Voices from the Idaho EdNews Community

Leaders Must Lead During Global Pandemic

Melissa Wintrow

It came as a huge relief when Governor Little announced that the stay-at-home order would continue and that upcoming decisions to “re-open” business should be done based on the best scientific information available. Our current health care systems have not been overwhelmed yet thanks to most Idahoans following CDC guidelines to stay at home, social distance, wash hands, and wear masks in public. If we want to continue to safeguard public health, we must stay vigilant in these actions to reduce the number of severely ill patients and deaths.

This was a difficult decision to make and a difficult one to follow. Lives have been disrupted. People can’t pay the bills, people are sick, socially isolated, and discouraged. However, we must use that Idaho resiliency and discipline to make conservative decisions that will increase public safety and reduce severe illness and death.

It is unsettling to see outright misinformation and incendiary remarks from some of my colleagues across the aisle encouraging Idahoans to defy these orders. A disease knows no political affiliation nor business principles. The Governor’s extension of his order came in the wake of the deadliest day we have seen in our nation, and businesses nationwide are making tough decisions to protect their communities.

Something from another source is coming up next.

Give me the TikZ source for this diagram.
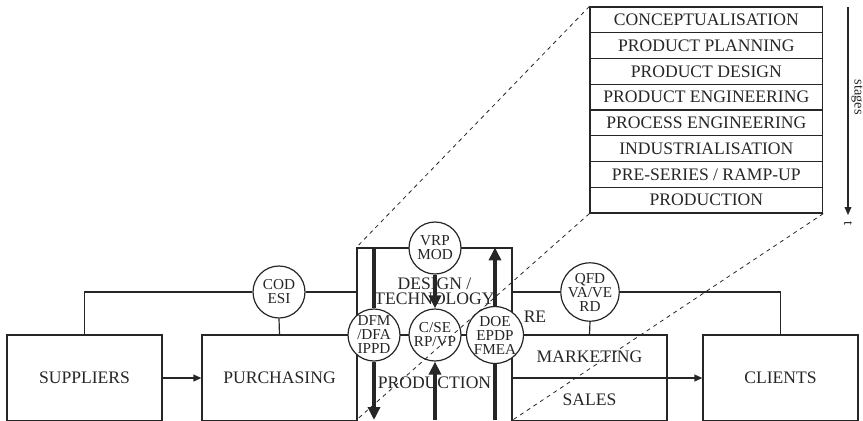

I applaud the governor for putting public health first, even at the dismay of many of my conservative colleagues who have been pressuring him to put business first. As one House member noted in a recent email chain that included the Governor, “Capitalism should rule the day… The consumer will make the right choice and the markets will dictate their success.” Should market success come at the expense of the health of everyday citizens? Idahoans are proud of our businesses and pride ourselves on the free market, but this is a public health crisis that we must acknowledge can worsen if we do not use the available scientific information to help make our decisions.  We want to believe that everyone will follow advice and recommendations to keep each other safe, but this is a highly contagious virus that can bring even the strongest among us to our knees.

I love Idaho and I am proud to be a representative in this great state. In one of the scariest times for our state and nation, I’ve seen thousands of Idahoans working together to keep their neighbors safe and secure. In the face of this unprecedented crisis, most Idahoans are responding with resiliency and innovation, which is why I’m saddened when I see a small faction of my colleagues and conservative organizations belittling the situation and the tough decisions that the Governor had to make to safeguard the health and safety of Idahoans.

It is deeply troubling to see slanderous and uncivil social media posts inciting resistance to logical measures to respond to a virus spreading throughout the world. It is painful that the best of Idaho is not being represented in the national media and, once again, a small and divisive group of state and local leaders have lost sight of the health and safety of their constituents over ideology and some far-fetched fear about “big brother.”  The Governor is using the authority granted by the constitution and Idaho state code to enact reasonable orders to safeguard public health. Although we have had our fair share of national embarrassment in the past, I have been incredibly disappointed seeing national headlines showcasing some conservative Idaho officials setting aside reason and science, willing to put their communities’ health and safety in danger instead of listening to reason from medical professionals.

The Governor, the CDC, the World Health Organization, and health professionals across the world have asked people to follow basic steps to reduce the spread of a deadly virus. As public officials, we have a responsibility to encourage and model the recommendations that we are given by people who have knowledge and information. Unfortunately, not all Idaho public officials are being truthful and responsible.

I want to thank the Governor for stepping up and accepting that we have hard decisions to make and looking out for public health and safety is among his most important roles. As a state, we can become a model for the rest of the nation by joining Governor Little in staying home, increasing testing opportunities, and following the recommendations created by the medical community.

We can turn back the negative tide of media headlines and be applauded for making the tough calls, instead of putting lives at risk for political gain. Saving lives doesn’t mean we’re anti-business, either. We are working with the federal government to find ways to support our businesses to weather the storm. Our business right now, as a state, is to keep our people safe.

Melissa Wintrow

Melissa Wintrow

Sen. Melissa Wintrow, represents District 19, is serving her first term in the Idaho Senate after three terms in the House. She sits on the health and welfare, judiciary and rules, and transportation committees. Sen. Wintrow previously taught gender studies courses at Boise State University.